London domination of and indifference to the rest of Britain had returned. What most Londoners now knew of Glasgow culture was a half-forgotten play set in the Gorbals. That an Edinburgh official took the same ignorant view was natural, but many Glaswegians also adopted it – even artists. At Glasgow Art School between 1952 and 57, I and other students wanted Glasgow to produce original Scottish work, but no teacher told us, nothing we read indicated, that Glasgow had done that many times, even in the dismal 30s. I saw retrospective shows of work by Cowie, Fergusson and Pringle in Kelvingrove Museum, was excited by such good painting, yet felt they could not be truly great because the retrospective was not in the Tate Gallery. Too many Glasgow intellectuals disparaged each other and despised themselves. How could we who did not oppose the widespread opinion of how unimportant we were? Some solved that problem by going to London or America. Pierre Lavalle was the only one I met who und
erstood that for all but a lucky few it is as hard to be a good artist anywhere else as it is in Glasgow, and that fine art was worth making, whoever ignored it.
But Pierre refused to be ignored. Small, urgent, full of learning and ideas about the painting he did, very keen to see other people’s work and discuss their own ideas.
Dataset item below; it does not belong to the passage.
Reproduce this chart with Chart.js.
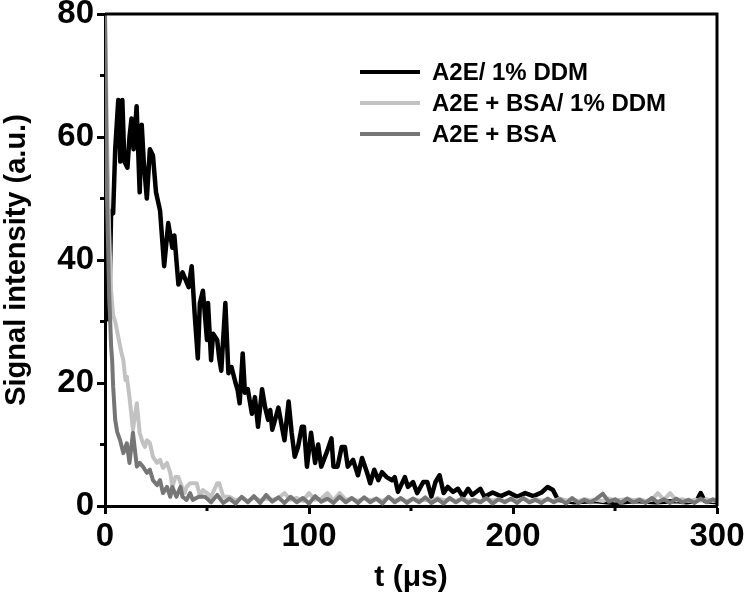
<!DOCTYPE html>
<html>
<head>
<meta charset="utf-8">
<script src="https://cdn.jsdelivr.net/npm/chart.js@4.4.1/dist/chart.umd.min.js"></script>
<style>
  html, body { margin: 0; padding: 0; background: #fff; }
</style>
</head>
<body>
<canvas id="chart" width="744" height="603"></canvas>
<script>
// series labels
const seriesNames = ['A2E/ 1% DDM', 'A2E + BSA/ 1% DDM', 'A2E + BSA'];

// A2E/ 1% DDM  (t in µs, signal in a.u.)
const blackT = [2, 3, 4, 5, 6.5, 7.5, 8.5, 9.5, 11, 12, 13, 14, 15.5, 17, 18, 19, 20.5, 22, 23.5, 25,
  27, 29, 31, 33, 34, 36, 38, 41, 42.5, 44, 45.5, 46.5, 48, 50, 50.5, 52, 53, 55, 56, 57,
  59, 60.5, 62, 64, 65, 66, 67.5, 68.6, 70, 72, 73.5, 75, 77, 78.5, 80, 81, 82, 85, 87, 88,
  90, 91.5, 93, 94.6, 96.5, 97.5, 99, 101, 103, 104.5, 106, 109, 111, 112, 114, 116, 117.6, 119, 121.6, 124,
  126, 128.4, 130, 132, 134, 135.8, 138, 140.7, 142, 143.6, 147, 148.5, 151, 153, 156, 158, 160, 162, 164, 166,
  168, 170.6, 173, 175.5, 178, 180, 184, 186, 190, 194, 198, 202, 206, 210, 214, 217, 219.6, 222, 230, 240,
  250, 260, 270, 280, 285, 290, 292, 294, 300];
const blackV = [30, 48, 47.6, 58, 66, 56, 66, 56, 55, 60, 63, 58, 65, 51, 62, 56, 50, 58, 57, 51,
  48, 39, 46, 42, 44, 36, 38, 35.6, 39, 31, 24, 33, 35, 27, 33, 23.7, 28, 27, 24, 22,
  33, 21.6, 22.6, 20, 18.9, 16.7, 24.8, 18.4, 19, 15, 17.7, 12.9, 19, 16, 14, 15.6, 12.4, 16, 12.4, 10.7,
  17, 11.9, 8, 9.6, 12.9, 12.9, 6.4, 11.9, 7, 10, 6.4, 9, 11, 6.4, 6.4, 9.6, 9.6, 6.4, 7.5, 5,
  7.8, 5.5, 3.7, 5.9, 4.2, 5.5, 4.7, 4.2, 4.7, 2.3, 4.7, 3.1, 3.9, 2.1, 3.9, 3.9, 1.5, 3.9, 5, 2.1,
  3.1, 2.3, 2.8, 1.5, 2.8, 1.8, 2.8, 1.5, 2.2, 1.6, 2.2, 1.5, 2.1, 1.6, 2.2, 3.1, 2.6, 1, 0.6, 0.8,
  0.5, 0.8, 0.6, 0.8, 0.6, 0.8, 2.1, 0.8, 0.6];

// A2E + BSA/ 1% DDM
const lightT = [0, 1, 2, 3, 4, 5, 6.5, 8, 9, 10, 10.7, 12, 13.7, 15.6, 17, 18.6, 19.6, 20.5, 22, 23.5,
  24.5, 25.5, 27, 28.4, 30.4, 31, 32, 33, 34.5, 36, 37.7, 39, 40, 41.7, 44, 45, 46.6, 48, 50, 52,
  55, 56, 58,
  61, 64, 67, 70, 73, 76, 79, 82, 85, 88,
  91, 94, 97, 100, 103, 106, 109, 112, 115, 118,
  121, 124, 127, 130, 133, 136, 139, 142, 145, 148,
  151, 154, 157, 160, 163, 166, 169, 172, 175, 178,
  181, 184, 187, 190, 193, 196, 199, 202, 205, 208,
  211, 214, 217, 220, 223, 226, 229, 232, 235, 238,
  241, 244, 247, 250, 253, 256, 259, 262, 265, 268,
  271, 274, 277, 280, 283, 286, 289, 292, 295, 298, 300];
const lightV = [80, 60, 45, 35, 31, 30, 27.5, 25, 23.7, 20.5, 21, 17.7, 12.4, 16.7, 11.9, 10.2, 9.6, 10.7, 10.2, 8,
  7.5, 7, 7.5, 6.2, 7, 6.4, 5.4, 3.1, 4.7, 4.7, 3.1, 2.1, 3.1, 3.7, 3.7, 3.7, 1.5, 2.6, 2.1, 1.5,
  3.7, 3.7, 1.5,
  1.5, 0.9, 1.3, 0.8, 1.4, 0.9, 1.2, 1.0, 1.3, 2.1,
  1.0, 1.3, 0.8, 2.1, 1.0, 1.2, 2.1, 0.9, 2.1, 1.0,
  1.2, 0.8, 1.3, 0.9, 1.2, 0.8, 1.4, 0.9, 1.1, 0.8,
  1.2, 0.9, 1.0, 0.8, 1.3, 0.9, 1.1, 0.8, 1.2, 0.9,
  1.0, 0.8, 1.2, 0.9, 1.1, 0.8, 1.0, 0.9, 1.2, 0.8,
  1.1, 0.9, 1.0, 0.8, 1.2, 0.9, 1.0, 0.8, 1.1, 0.9,
  1.0, 0.8, 1.2, 0.9, 1.0, 1.2, 0.9, 1.1, 0.8, 1.0,
  2.1, 1.0, 2.1, 0.9, 1.1, 0.8, 1.0, 0.9, 1.1, 0.8, 0.9];

// A2E + BSA
const darkT = [0, 1, 2, 3, 3.5, 4, 5, 6, 7.4, 9, 10.7, 12, 13.7, 15.6, 17, 18.6, 20.5, 22, 23.5, 25.5,
  27, 28.4, 30.4, 32, 33, 35, 37, 38, 40, 41.7, 43, 46,
  49, 52, 55, 58, 61, 64, 67, 70, 73, 76, 79, 82,
  85, 88, 91, 94, 97, 100, 103, 106, 109, 112, 115, 118,
  121, 124, 127, 130, 133, 136, 139, 142, 145, 148, 151, 154,
  157, 160, 163, 166, 169, 172, 175, 178, 181, 184, 187, 190,
  193, 196, 199, 202, 205, 208, 211, 214, 217, 220, 223, 226,
  229, 232, 235, 238, 241, 244, 247, 250, 253, 256, 259, 262,
  265, 268, 271, 274, 277, 280, 283, 286, 289, 292, 295, 298, 300];
const darkV = [80, 50, 35, 26, 23.7, 19.4, 14, 12, 10.7, 8.6, 10.2, 7, 11.9, 6.4, 7, 6.4, 5.4, 5.9, 4.2, 3.4,
  4.2, 2.1, 3.1, 1.5, 3.1, 1.5, 3.1, 1.5, 1, 2.1, 1, 1.5,
  1.5, 0.6, 1.8, 0.5, 1.2, 0.4, 1.5, 0.6, 1.6, 0.5, 1.8, 0.7,
  1.4, 0.5, 1.5, 0.6, 1.3, 0.4, 1.6, 0.7, 1.2, 0.5, 1.5, 0.6,
  1.3, 0.5, 1.4, 0.6, 1.2, 0.4, 1.5, 0.6, 1.3, 0.5, 1.2, 0.6,
  1.4, 0.5, 1.1, 0.4, 1.3, 0.6, 1.2, 0.5, 1.0, 0.6, 1.3, 0.4,
  1.1, 0.6, 1.2, 0.5, 1.3, 0.6, 1.0, 0.5, 1.2, 0.6, 1.1, 0.4,
  1.3, 0.5, 1.0, 0.6, 1.2, 2.0, 0.7, 1.1, 0.5, 1.2, 0.6, 1.0,
  0.5, 1.3, 0.6, 1.1, 0.5, 1.2, 0.6, 1.0, 0.5, 1.2, 0.6, 1.1, 0.8];

// axis ticks
const xMinorTicks = [50, 150, 250];
const yMinorTicks = [10, 30, 50, 70];

const colors = ['#000000', '#c2c2c2', '#767676'];
const FONT = "'Liberation Sans', Arial, sans-serif";

function pts(ts, vs) {
  return ts.map((t, i) => ({ x: t, y: vs[i] }));
}

// top/right frame, minor ticks and the in-plot legend
const extras = {
  id: 'extras',
  afterDraw(chart) {
    const ctx = chart.ctx;
    const a = chart.chartArea;
    const xs = chart.scales.x, ys = chart.scales.y;
    ctx.save();
    ctx.strokeStyle = '#000';
    ctx.lineWidth = 3;
    ctx.beginPath();
    ctx.moveTo(a.left, a.top);
    ctx.lineTo(a.right, a.top);
    ctx.lineTo(a.right, a.bottom);
    ctx.stroke();

    ctx.beginPath();
    xMinorTicks.forEach(v => {
      const px = xs.getPixelForValue(v);
      ctx.moveTo(px, a.bottom);
      ctx.lineTo(px, a.bottom + 5);
    });
    yMinorTicks.forEach(v => {
      const py = ys.getPixelForValue(v);
      ctx.moveTo(a.left, py);
      ctx.lineTo(a.left - 5, py);
    });
    ctx.stroke();

    // legend
    const lx = 360, tx = 432, rows = [72, 103, 134];
    ctx.font = 'bold 24px ' + FONT;
    ctx.textBaseline = 'middle';
    ctx.fillStyle = '#000';
    seriesNames.forEach((name, i) => {
      ctx.strokeStyle = colors[i];
      ctx.lineWidth = 4;
      ctx.beginPath();
      ctx.moveTo(lx, rows[i]);
      ctx.lineTo(lx + 60, rows[i]);
      ctx.stroke();
      ctx.fillText(name, tx, rows[i] + 1);
    });
    ctx.restore();
  }
};

const ctx = document.getElementById('chart').getContext('2d');
new Chart(ctx, {
  type: 'line',
  data: {
    datasets: [
      { label: seriesNames[0], data: pts(blackT, blackV), borderColor: colors[0], borderWidth: 4.5, order: 3 },
      { label: seriesNames[1], data: pts(lightT, lightV), borderColor: colors[1], borderWidth: 4, order: 2 },
      { label: seriesNames[2], data: pts(darkT, darkV), borderColor: colors[2], borderWidth: 4, order: 1 }
    ]
  },
  options: {
    responsive: false,
    animation: false,
    devicePixelRatio: 1,
    elements: { point: { radius: 0 }, line: { tension: 0, borderJoinStyle: 'round' } },
    layout: { padding: { left: 0, right: 27, top: 14, bottom: 0 } },
    plugins: { legend: { display: false }, tooltip: { enabled: false } },
    scales: {
      x: {
        type: 'linear',
        min: 0, max: 300,
        ticks: { stepSize: 100, color: '#000', padding: 3, font: { family: FONT, weight: 'bold', size: 33 } },
        grid: { drawOnChartArea: false, tickLength: 8, tickWidth: 3, tickColor: '#000' },
        border: { display: true, width: 3, color: '#000' },
        title: { display: true, text: 't (μs)', color: '#000', padding: { top: 0, bottom: 7 }, font: { family: FONT, weight: 'bold', size: 30 } },
        afterFit(s) { s.height = 97; s.paddingLeft = 0; s.paddingRight = 0; }
      },
      y: {
        min: 0, max: 80,
        ticks: { stepSize: 20, color: '#000', padding: 3, font: { family: FONT, weight: 'bold', size: 33 } },
        grid: { drawOnChartArea: false, tickLength: 8, tickWidth: 3, tickColor: '#000' },
        border: { display: true, width: 3, color: '#000' },
        title: { display: true, text: 'Signal intensity (a.u.)', color: '#000', padding: { top: 0, bottom: 0 }, font: { family: FONT, weight: 'bold', size: 29 } },
        afterFit(s) { s.width = 105; s.paddingTop = 0; s.paddingBottom = 0; }
      }
    }
  },
  plugins: [extras]
});
</script>
</body>
</html>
Pierre attended the few cafes, pubs and studios near Sauchiehall Street where some hopeful art students and striving artists still sometimes met. We found him likeable, stimulating and annoying. In weak moments, feeling exiled from our community by our talents, yet each hugging a talent protectively like a secret vice, we wanted only to moan to a fellow sufferer. Pierre thought exile too commonplace to mention. He wanted to discuss OUR WORK.